### What you are asked to do
Exclude the pictures and return every line exactly as written.

### Information provided
=-=-=

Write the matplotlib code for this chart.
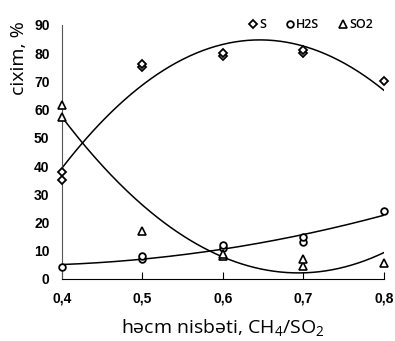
import numpy as np
import matplotlib
matplotlib.use("Agg")
import matplotlib.pyplot as plt

plt.rcParams["mathtext.fontset"] = "custom"
plt.rcParams["mathtext.rm"] = "Open Sans"
plt.rcParams["mathtext.it"] = "Open Sans:italic"
plt.rcParams["mathtext.bf"] = "Open Sans:bold"

# Data
s_x = [0.4, 0.4, 0.5, 0.5, 0.6, 0.6, 0.7, 0.7, 0.8]
s_y = [38, 35, 75, 76, 79, 80, 80, 81, 70]
h2s_x = [0.4, 0.5, 0.5, 0.6, 0.6, 0.7, 0.7, 0.8]
h2s_y = [4.3, 7, 8, 11, 12, 13, 15, 24]
so2_x = [0.4, 0.4, 0.5, 0.6, 0.6, 0.7, 0.7, 0.8]
so2_y = [61.5, 57.5, 17, 8, 9, 4.5, 7, 5.5]

x_ticks = [0.4, 0.5, 0.6, 0.7, 0.8]
x_ticklabels = ["0,4", "0,5", "0,6", "0,7", "0,8"]
y_ticks = list(range(0, 91, 10))

fig = plt.figure(figsize=(3.95, 3.41), dpi=100)
ax = fig.add_axes([0.157, 0.182, 0.815, 0.745])

xx = np.linspace(0.4, 0.8, 200)
for xs, ys in [(s_x, s_y), (h2s_x, h2s_y), (so2_x, so2_y)]:
    c = np.polyfit(xs, ys, 2)
    ax.plot(xx, np.polyval(c, xx), color="black", lw=1.1, zorder=2)

ms = 4.8
ax.plot(s_x, s_y, linestyle="none", marker="D", ms=ms - 0.8, mfc="white", mec="black", mew=1.3, label="S", zorder=3, clip_on=False)
ax.plot(h2s_x, h2s_y, linestyle="none", marker="o", ms=ms, mfc="white", mec="black", mew=1.3, label="H2S", zorder=3, clip_on=False)
ax.plot(so2_x, so2_y, linestyle="none", marker="^", ms=ms + 0.5, mfc="white", mec="black", mew=1.2, label="SO2", zorder=3, clip_on=False)

ax.set_xlim(0.4, 0.8)
ax.set_ylim(0, 90)
ax.set_xticks(x_ticks)
ax.set_xticklabels(x_ticklabels)
ax.set_yticks(y_ticks)

for sp in ["top", "right"]:
    ax.spines[sp].set_visible(False)
ax.spines["left"].set_color("#555555")
ax.spines["bottom"].set_color("black")
ax.tick_params(axis="x", direction="in", length=5, pad=9, labelsize=10)
ax.tick_params(axis="y", length=0, pad=9, labelsize=10)
for lab in ax.get_xticklabels() + ax.get_yticklabels():
    lab.set_fontweight("bold")
    lab.set_family("Liberation Sans")

ax.set_xlabel("həcm nisbəti, CH$_4$/SO$_2$", fontsize=14, family="Open Sans", labelpad=8)
ax.set_ylabel("cixim, %", fontsize=14, family="Open Sans", labelpad=4)
ax.yaxis.set_label_coords(-0.105, 0.87)

leg = ax.legend(loc="upper right", bbox_to_anchor=(1.0, 1.07), ncol=3, frameon=False,
                handlelength=0.6, handletextpad=0.2, columnspacing=1.6,
                prop={"family": "Open Sans", "size": 9, "weight": "semibold"})

fig.savefig("out.png", dpi=100)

=-=-=

### Response to the exercise
Write the matplotlib code for this chart.
import numpy as np
import matplotlib
matplotlib.use("Agg")
import matplotlib.pyplot as plt

plt.rcParams["mathtext.fontset"] = "custom"
plt.rcParams["mathtext.rm"] = "Open Sans"
plt.rcParams["mathtext.it"] = "Open Sans:italic"
plt.rcParams["mathtext.bf"] = "Open Sans:bold"

# Data
s_x = [0.4, 0.4, 0.5, 0.5, 0.6, 0.6, 0.7, 0.7, 0.8]
s_y = [38, 35, 75, 76, 79, 80, 80, 81, 70]
h2s_x = [0.4, 0.5, 0.5, 0.6, 0.6, 0.7, 0.7, 0.8]
h2s_y = [4.3, 7, 8, 11, 12, 13, 15, 24]
so2_x = [0.4, 0.4, 0.5, 0.6, 0.6, 0.7, 0.7, 0.8]
so2_y = [61.5, 57.5, 17, 8, 9, 4.5, 7, 5.5]

x_ticks = [0.4, 0.5, 0.6, 0.7, 0.8]
x_ticklabels = ["0,4", "0,5", "0,6", "0,7", "0,8"]
y_ticks = list(range(0, 91, 10))

fig = plt.figure(figsize=(3.95, 3.41), dpi=100)
ax = fig.add_axes([0.157, 0.182, 0.815, 0.745])

xx = np.linspace(0.4, 0.8, 200)
for xs, ys in [(s_x, s_y), (h2s_x, h2s_y), (so2_x, so2_y)]:
    c = np.polyfit(xs, ys, 2)
    ax.plot(xx, np.polyval(c, xx), color="black", lw=1.1, zorder=2)

ms = 4.8
ax.plot(s_x, s_y, linestyle="none", marker="D", ms=ms - 0.8, mfc="white", mec="black", mew=1.3, label="S", zorder=3, clip_on=False)
ax.plot(h2s_x, h2s_y, linestyle="none", marker="o", ms=ms, mfc="white", mec="black", mew=1.3, label="H2S", zorder=3, clip_on=False)
ax.plot(so2_x, so2_y, linestyle="none", marker="^", ms=ms + 0.5, mfc="white", mec="black", mew=1.2, label="SO2", zorder=3, clip_on=False)

ax.set_xlim(0.4, 0.8)
ax.set_ylim(0, 90)
ax.set_xticks(x_ticks)
ax.set_xticklabels(x_ticklabels)
ax.set_yticks(y_ticks)

for sp in ["top", "right"]:
    ax.spines[sp].set_visible(False)
ax.spines["left"].set_color("#555555")
ax.spines["bottom"].set_color("black")
ax.tick_params(axis="x", direction="in", length=5, pad=9, labelsize=10)
ax.tick_params(axis="y", length=0, pad=9, labelsize=10)
for lab in ax.get_xticklabels() + ax.get_yticklabels():
    lab.set_fontweight("bold")
    lab.set_family("Liberation Sans")

ax.set_xlabel("həcm nisbəti, CH$_4$/SO$_2$", fontsize=14, family="Open Sans", labelpad=8)
ax.set_ylabel("cixim, %", fontsize=14, family="Open Sans", labelpad=4)
ax.yaxis.set_label_coords(-0.105, 0.87)

leg = ax.legend(loc="upper right", bbox_to_anchor=(1.0, 1.07), ncol=3, frameon=False,
                handlelength=0.6, handletextpad=0.2, columnspacing=1.6,
                prop={"family": "Open Sans", "size": 9, "weight": "semibold"})

fig.savefig("out.png", dpi=100)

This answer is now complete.